Written instruction – Reproduce nothing but the lines from the start of the material through the line that includes "0.087, 0.03, 0.005, 0.0, 0.0]", both ends included, and omit every picture.

Recorded data –

— START —

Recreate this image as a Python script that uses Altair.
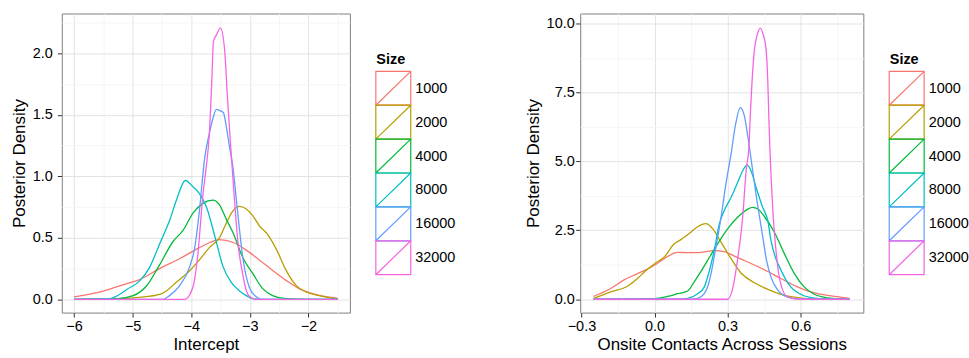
import altair as alt
import pandas as pd

SIZES = ["1000", "2000", "4000", "8000", "16000", "32000"]
COLORS = ["#F8766D", "#B79F00", "#00BA38", "#00BFC4", "#619CFF", "#F564E3"]

# ---- Left panel: Intercept ----
INT_X_1000 = [-6.0, -5.5, -5.1, -4.88, -4.54, -4.2, -3.86, -3.69, -3.52, -3.29, -3.06, -2.84, -2.61, -2.38, -2.16, -1.93, -1.75, -1.5]
INT_Y_1000 = [0.02, 0.067, 0.127, 0.16, 0.25, 0.33, 0.42, 0.46, 0.486, 0.464, 0.40, 0.32, 0.235, 0.154, 0.087, 0.046, 0.025, 0.008]

INT_X_2000 = [-6.0, -5.5, -5.1, -4.8, -4.54, -4.42, -4.25, -4.03, -3.86, -3.69, -3.52, -3.40, -3.30, -3.18, -3.06, -2.95, -2.84, -2.70, -2.55, -2.38, -2.21, -2.04, -1.82, -1.5]
INT_Y_2000 = [0.0, 0.003, 0.008, 0.02, 0.04, 0.07, 0.14, 0.23, 0.32, 0.42, 0.50, 0.62, 0.71, 0.755, 0.735, 0.68, 0.60, 0.53, 0.41, 0.235, 0.113, 0.06, 0.03, 0.003]

INT_X_4000 = [-6.0, -5.3, -4.99, -4.76, -4.54, -4.31, -4.14, -3.97, -3.8, -3.63, -3.52, -3.40, -3.29, -3.12, -2.95, -2.78, -2.61, -2.38, -2.0, -1.5]
INT_Y_4000 = [0.0, 0.003, 0.03, 0.11, 0.28, 0.47, 0.56, 0.70, 0.78, 0.807, 0.77, 0.65, 0.545, 0.34, 0.21, 0.087, 0.03, 0.005, 0.0, 0.0]

INT_X_8000 = [-6.0, -5.39, -5.27, -5.1, -4.88, -4.71, -4.54, -4.37, -4.25, -4.1, -3.98, -3.86, -3.74, -3.59, -3.46, -3.32, -3.18, -3.06, -2.95, -2.7, -1.5]
INT_Y_8000 = [0.0, 0.005, 0.027, 0.08, 0.15, 0.26, 0.45, 0.64, 0.81, 0.966, 0.92, 0.86, 0.75, 0.50, 0.27, 0.14, 0.07, 0.03, 0.005, 0.0, 0.0]

INT_X_16000 = [-6.0, -4.48, -4.37, -4.2, -4.03, -3.94, -3.86, -3.77, -3.69, -3.63, -3.57, -3.49, -3.45, -3.40, -3.35, -3.29, -3.21, -3.12, -3.01, -2.89, -2.8, -1.5]
INT_Y_16000 = [0.0, 0.0, 0.03, 0.11, 0.26, 0.42, 0.72, 1.15, 1.35, 1.47, 1.544, 1.53, 1.517, 1.40, 1.25, 1.08, 0.72, 0.34, 0.10, 0.02, 0.0, 0.0]

INT_X_32000 = [-6.0, -4.11, -3.97, -3.89, -3.80, -3.75, -3.69, -3.65, -3.62, -3.57, -3.50, -3.43, -3.38, -3.32, -3.26, -3.20, -3.12, -3.06, -3.0, -2.9, -1.5]
INT_Y_32000 = [0.0, 0.0, 0.1, 0.35, 0.85, 1.05, 1.35, 1.76, 2.10, 2.15, 2.205, 2.03, 1.63, 1.20, 0.80, 0.45, 0.20, 0.07, 0.02, 0.0, 0.0]

# ---- Right panel: Onsite Contacts Across Sessions ----
ONS_X_1000 = [-0.251, -0.18, -0.125, -0.07, 0.0, 0.04, 0.095, 0.136, 0.177, 0.245, 0.286, 0.328, 0.382, 0.451, 0.519, 0.588, 0.656, 0.725, 0.80]
ONS_Y_1000 = [0.1, 0.39, 0.70, 0.93, 1.23, 1.47, 1.70, 1.69, 1.69, 1.76, 1.73, 1.56, 1.35, 1.07, 0.75, 0.44, 0.23, 0.12, 0.03]

ONS_X_2000 = [-0.25, -0.18, -0.111, -0.07, -0.042, 0.0, 0.04, 0.081, 0.108, 0.149, 0.177, 0.211, 0.239, 0.273, 0.314, 0.355, 0.41, 0.465, 0.519, 0.588, 0.65, 0.8]
ONS_Y_2000 = [0.03, 0.27, 0.47, 0.75, 0.99, 1.29, 1.53, 2.01, 2.16, 2.43, 2.63, 2.74, 2.55, 2.07, 1.47, 0.95, 0.60, 0.36, 0.18, 0.06, 0.01, 0.0]

ONS_X_4000 = [-0.25, 0.0, 0.053, 0.095, 0.136, 0.163, 0.19, 0.218, 0.259, 0.30, 0.341, 0.383, 0.403, 0.424, 0.451, 0.492, 0.533, 0.574, 0.615, 0.656, 0.711, 0.76, 0.8]
ONS_Y_4000 = [0.0, 0.02, 0.1, 0.2, 0.3, 0.63, 1.0, 1.41, 2.01, 2.55, 2.97, 3.27, 3.33, 3.27, 3.0, 2.43, 1.65, 0.93, 0.44, 0.18, 0.05, 0.01, 0.0]

ONS_X_8000 = [-0.25, 0.1, 0.136, 0.177, 0.204, 0.218, 0.245, 0.266, 0.286, 0.314, 0.341, 0.362, 0.38, 0.396, 0.417, 0.444, 0.465, 0.478, 0.519, 0.56, 0.60, 0.656, 0.7, 0.8]
ONS_Y_8000 = [0.0, 0.0, 0.03, 0.2, 0.44, 0.81, 1.77, 2.73, 3.21, 3.69, 4.23, 4.66, 4.86, 4.66, 4.05, 3.33, 2.85, 2.13, 1.05, 0.44, 0.18, 0.04, 0.01, 0.0]

ONS_X_16000 = [-0.25, 0.15, 0.177, 0.204, 0.218, 0.232, 0.252, 0.273, 0.293, 0.314, 0.334, 0.352, 0.369, 0.383, 0.40, 0.42, 0.44, 0.46, 0.478, 0.506, 0.547, 0.6, 0.8]
ONS_Y_16000 = [0.0, 0.0, 0.03, 0.2, 0.45, 0.93, 1.89, 2.97, 4.18, 5.26, 6.4, 6.95, 6.64, 5.9, 4.85, 3.6, 2.5, 1.4, 0.8, 0.33, 0.08, 0.01, 0.0]

ONS_X_32000 = [-0.25, 0.30, 0.321, 0.341, 0.362, 0.376, 0.388, 0.393, 0.40, 0.41, 0.422, 0.434, 0.446, 0.458, 0.465, 0.469, 0.473, 0.485, 0.506, 0.526, 0.547, 0.6, 0.8]
ONS_Y_32000 = [0.0, 0.0, 0.4, 1.45, 3.0, 4.66, 5.6, 6.65, 7.86, 9.05, 9.6, 9.83, 9.6, 9.05, 7.86, 6.65, 5.6, 3.33, 1.17, 0.33, 0.08, 0.0, 0.0]

INT_X = [INT_X_1000, INT_X_2000, INT_X_4000, INT_X_8000, INT_X_16000, INT_X_32000]
INT_Y = [INT_Y_1000, INT_Y_2000, INT_Y_4000, INT_Y_8000, INT_Y_16000, INT_Y_32000]
ONS_X = [ONS_X_1000, ONS_X_2000, ONS_X_4000, ONS_X_8000, ONS_X_16000, ONS_X_32000]
ONS_Y = [ONS_Y_1000, ONS_Y_2000, ONS_Y_4000, ONS_Y_8000, ONS_Y_16000, ONS_Y_32000]

# axis tick values (major + minor grid)
INT_XTICKS = [-6, -5.5, -5, -4.5, -4, -3.5, -3, -2.5, -2, -1.5]
INT_YTICKS = [0, 0.25, 0.5, 0.75, 1.0, 1.25, 1.5, 1.75, 2.0, 2.25]
ONS_XTICKS = [-0.3, -0.15, 0.0, 0.15, 0.3, 0.45, 0.6, 0.75]
ONS_YTICKS = [0, 1.25, 2.5, 3.75, 5.0, 6.25, 7.5, 8.75, 10.0]

MAJOR = "#e3e3e3"
MINOR = "#f5f5f5"
FONT = "Liberation Sans"
# legend key: a box with a diagonal, like ggplot's density key
KEY_SHAPE = "M-1.03,-1L1.03,-1L1.03,1L-1.03,1Z M-1.03,1L1.03,-1"

COLOR_SCALE = alt.Scale(domain=SIZES, range=COLORS)


def long_df(xs, ys):
    rows = []
    for s, xl, yl in zip(SIZES, xs, ys):
        for i, (x, y) in enumerate(zip(xl, yl)):
            rows.append({"Size": s, "x": x, "y": y, "i": i})
    return pd.DataFrame(rows)


def make_axis(values, test, fmt, title, label_pad):
    return alt.Axis(
        values=values,
        title=title,
        labelExpr=f"({test}) ? format(datum.value, '{fmt}') : ''",
        tickOpacity={"condition": {"test": f"!({test})", "value": 0}, "value": 1},
        gridColor={"condition": {"test": test, "value": MAJOR}, "value": MINOR},
        labelPadding=label_pad,
    )


def panel(df, xdom, ydom, xvals, yvals, xtest, ytest, xfmt, yfmt, xtitle, width, ylabpad):
    return (
        alt.Chart(df)
        .mark_line(interpolate="monotone", strokeWidth=1.3, clip=True)
        .encode(
            x=alt.X("x:Q", scale=alt.Scale(domain=xdom, nice=False, zero=False),
                    axis=make_axis(xvals, xtest, xfmt, xtitle, 2)),
            y=alt.Y("y:Q", scale=alt.Scale(domain=ydom, nice=False, zero=False),
                    axis=make_axis(yvals, ytest, yfmt, "Posterior Density", ylabpad)),
            color=alt.Color("Size:N", scale=COLOR_SCALE, legend=None),
            order=alt.Order("i:Q"),
        )
        .properties(width=width, height=300)
    )


def key_column():
    keys = pd.DataFrame({"Size": SIZES})
    return (
        alt.Chart(keys)
        .mark_point(shape=KEY_SHAPE, size=1156, filled=False, strokeWidth=1.2, opacity=1)
        .encode(
            y=alt.Y("Size:N",
                    scale=alt.Scale(type="point", domain=SIZES, range=[58, 262], padding=0.5),
                    axis=alt.Axis(orient="right", title="Size", titleAngle=0, titleAlign="left",
                                  titleBaseline="alphabetic", titleX=-35, titleY=50,
                                  titleFontWeight="bold", titleFontSize=14.5,
                                  ticks=False, tickSize=0, domain=False, grid=False,
                                  labelPadding=4, labelFontSize=14.5)),
            color=alt.Color("Size:N", scale=COLOR_SCALE, legend=None),
        )
        .properties(width=35, height=300, view=alt.ViewConfig(stroke="transparent", fill="transparent"))
    )


left = panel(long_df(INT_X, INT_Y), [-6.209, -1.291], [-0.108, 2.324],
             INT_XTICKS, INT_YTICKS,
             "datum.value % 1 === 0", "(datum.value * 2) % 1 === 0",
             "d", ".1f", "Intercept", 289, 5)

right = panel(long_df(ONS_X, ONS_Y), [-0.305, 0.857], [-0.484, 10.36],
              ONS_XTICKS, ONS_YTICKS,
              "abs(round(datum.value / 0.3) * 0.3 - datum.value) < 0.000001",
              "(datum.value / 2.5) % 1 === 0",
              ".1f", ".1f", "Onsite Contacts Across Sessions", 284, 1.5)

chart = (
    alt.hconcat(
        alt.hconcat(left, key_column(), spacing=22),
        alt.hconcat(right, key_column(), spacing=22),
        spacing=68,
    )
    .properties(padding={"left": 9, "top": 12, "right": 0, "bottom": 0}, background="white")
    .configure_view(stroke="#7f7f7f", strokeWidth=1, fill="white")
    .configure_axis(
        labelFont=FONT, labelFontSize=14.5, labelColor="#000000",
        titleFont=FONT, titleFontSize=17, titleFontWeight="normal", titleColor="#000000",
        titlePadding=4, domain=False, tickColor="#333333", tickSize=4.5, tickWidth=1,
        gridWidth=1,
    )
)

chart.save("out.html", embed_options={"renderer": "svg", "actions": False})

— END —

Solution to the problem –
Recreate this image as a Python script that uses Altair.
import altair as alt
import pandas as pd

SIZES = ["1000", "2000", "4000", "8000", "16000", "32000"]
COLORS = ["#F8766D", "#B79F00", "#00BA38", "#00BFC4", "#619CFF", "#F564E3"]

# ---- Left panel: Intercept ----
INT_X_1000 = [-6.0, -5.5, -5.1, -4.88, -4.54, -4.2, -3.86, -3.69, -3.52, -3.29, -3.06, -2.84, -2.61, -2.38, -2.16, -1.93, -1.75, -1.5]
INT_Y_1000 = [0.02, 0.067, 0.127, 0.16, 0.25, 0.33, 0.42, 0.46, 0.486, 0.464, 0.40, 0.32, 0.235, 0.154, 0.087, 0.046, 0.025, 0.008]

INT_X_2000 = [-6.0, -5.5, -5.1, -4.8, -4.54, -4.42, -4.25, -4.03, -3.86, -3.69, -3.52, -3.40, -3.30, -3.18, -3.06, -2.95, -2.84, -2.70, -2.55, -2.38, -2.21, -2.04, -1.82, -1.5]
INT_Y_2000 = [0.0, 0.003, 0.008, 0.02, 0.04, 0.07, 0.14, 0.23, 0.32, 0.42, 0.50, 0.62, 0.71, 0.755, 0.735, 0.68, 0.60, 0.53, 0.41, 0.235, 0.113, 0.06, 0.03, 0.003]

INT_X_4000 = [-6.0, -5.3, -4.99, -4.76, -4.54, -4.31, -4.14, -3.97, -3.8, -3.63, -3.52, -3.40, -3.29, -3.12, -2.95, -2.78, -2.61, -2.38, -2.0, -1.5]
INT_Y_4000 = [0.0, 0.003, 0.03, 0.11, 0.28, 0.47, 0.56, 0.70, 0.78, 0.807, 0.77, 0.65, 0.545, 0.34, 0.21, 0.087, 0.03, 0.005, 0.0, 0.0]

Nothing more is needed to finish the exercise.